PJ, I remember talking with you on the phone one evening when I was contemplating joining ATHA. I have never met you but I definitely recognize your name from your being invloved in trad organizations and events. I would like to take a stab at what may be going on.
Being as involved in archery as you have been can be a good thing in the sense that you have given of yourself and you can say you have done your part. The bad thing is that you may have went to far, to the point of burning out. I can feel this happening with myself as I have been feeling somewhat the same as you describe but I found a cure. I have vowed that this is my last year serving in an official capacity for any archery organizations. Time to pass the torch.
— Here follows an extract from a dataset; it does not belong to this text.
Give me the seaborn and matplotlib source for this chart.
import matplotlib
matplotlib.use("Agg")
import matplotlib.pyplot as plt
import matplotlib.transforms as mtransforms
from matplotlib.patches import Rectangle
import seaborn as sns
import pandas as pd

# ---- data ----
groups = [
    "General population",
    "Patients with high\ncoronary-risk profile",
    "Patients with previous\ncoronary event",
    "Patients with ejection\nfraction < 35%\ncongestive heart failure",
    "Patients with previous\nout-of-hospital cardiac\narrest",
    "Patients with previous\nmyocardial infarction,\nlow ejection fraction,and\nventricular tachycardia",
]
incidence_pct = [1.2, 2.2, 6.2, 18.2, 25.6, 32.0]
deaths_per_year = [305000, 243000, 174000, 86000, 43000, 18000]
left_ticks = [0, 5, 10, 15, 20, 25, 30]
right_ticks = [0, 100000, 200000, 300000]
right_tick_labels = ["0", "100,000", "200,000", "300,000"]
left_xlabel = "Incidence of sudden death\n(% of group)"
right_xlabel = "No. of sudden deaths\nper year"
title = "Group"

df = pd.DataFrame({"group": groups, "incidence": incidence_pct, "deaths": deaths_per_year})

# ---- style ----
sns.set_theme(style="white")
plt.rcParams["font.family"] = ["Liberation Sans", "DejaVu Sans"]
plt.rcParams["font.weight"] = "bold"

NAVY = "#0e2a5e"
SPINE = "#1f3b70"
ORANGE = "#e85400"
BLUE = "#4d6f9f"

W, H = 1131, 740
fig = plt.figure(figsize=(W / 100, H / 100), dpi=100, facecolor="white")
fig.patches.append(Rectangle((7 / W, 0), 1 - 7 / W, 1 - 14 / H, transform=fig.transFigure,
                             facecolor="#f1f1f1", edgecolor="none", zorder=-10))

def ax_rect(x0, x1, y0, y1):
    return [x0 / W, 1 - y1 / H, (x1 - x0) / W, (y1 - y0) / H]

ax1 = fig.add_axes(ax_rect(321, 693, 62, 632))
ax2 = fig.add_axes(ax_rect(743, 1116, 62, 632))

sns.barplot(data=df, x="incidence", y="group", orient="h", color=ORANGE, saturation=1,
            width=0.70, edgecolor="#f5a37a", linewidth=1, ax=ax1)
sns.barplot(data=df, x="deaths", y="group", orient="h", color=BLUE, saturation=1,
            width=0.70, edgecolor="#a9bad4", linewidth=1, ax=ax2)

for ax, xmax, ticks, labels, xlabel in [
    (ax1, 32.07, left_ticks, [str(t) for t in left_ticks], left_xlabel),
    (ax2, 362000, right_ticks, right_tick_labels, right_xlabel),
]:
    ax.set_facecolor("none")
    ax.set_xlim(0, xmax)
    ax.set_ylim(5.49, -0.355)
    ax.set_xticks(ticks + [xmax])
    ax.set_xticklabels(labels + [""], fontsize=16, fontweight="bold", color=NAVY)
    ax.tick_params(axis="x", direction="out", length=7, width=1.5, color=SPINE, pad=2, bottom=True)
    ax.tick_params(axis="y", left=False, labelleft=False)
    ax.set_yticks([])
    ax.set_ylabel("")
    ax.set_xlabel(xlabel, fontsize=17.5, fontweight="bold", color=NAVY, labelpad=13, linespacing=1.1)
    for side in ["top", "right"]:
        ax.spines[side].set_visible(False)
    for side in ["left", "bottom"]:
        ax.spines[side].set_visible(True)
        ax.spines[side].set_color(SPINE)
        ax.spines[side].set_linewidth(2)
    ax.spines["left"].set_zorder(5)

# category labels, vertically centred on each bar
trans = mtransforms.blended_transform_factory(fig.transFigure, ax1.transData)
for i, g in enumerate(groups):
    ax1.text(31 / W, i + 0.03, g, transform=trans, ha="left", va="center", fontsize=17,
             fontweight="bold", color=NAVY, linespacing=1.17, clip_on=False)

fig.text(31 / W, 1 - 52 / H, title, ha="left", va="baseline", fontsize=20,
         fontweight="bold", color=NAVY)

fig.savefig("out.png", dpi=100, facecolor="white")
The constant battles we deal with to make bowhunting bettter and to preserve our history can take their toll.
Even the constant barrage from the media to degrade bowhunting by pushing competition, trophy hunting, canned hunting, etc.... can get old quick.
I suggest this: Step back, take a deep breath, and put all aspects of bowhunting out of your mind. Hunt for yourself and no one else, but only when you are ready. Spend time with family and friends and let the bowhunting fire come alive on it's own.  :campfire:
The democracy will cease to exist when you take away from those who are willing to work and give to those who are not. - Thomas Jefferson

George D. Stout

Years of retail management and scarce time off took its toll on me at one time.  I still went hunting with the bow but my mind was not into it.
Don't do anything because someone else thinks you should.  I think 2-Big may have hit on a pretty good clue.  Take a break and look at what makes you happy.  If it is to be hunting, you will figure that out.  Just don't sell all of your bows 8^).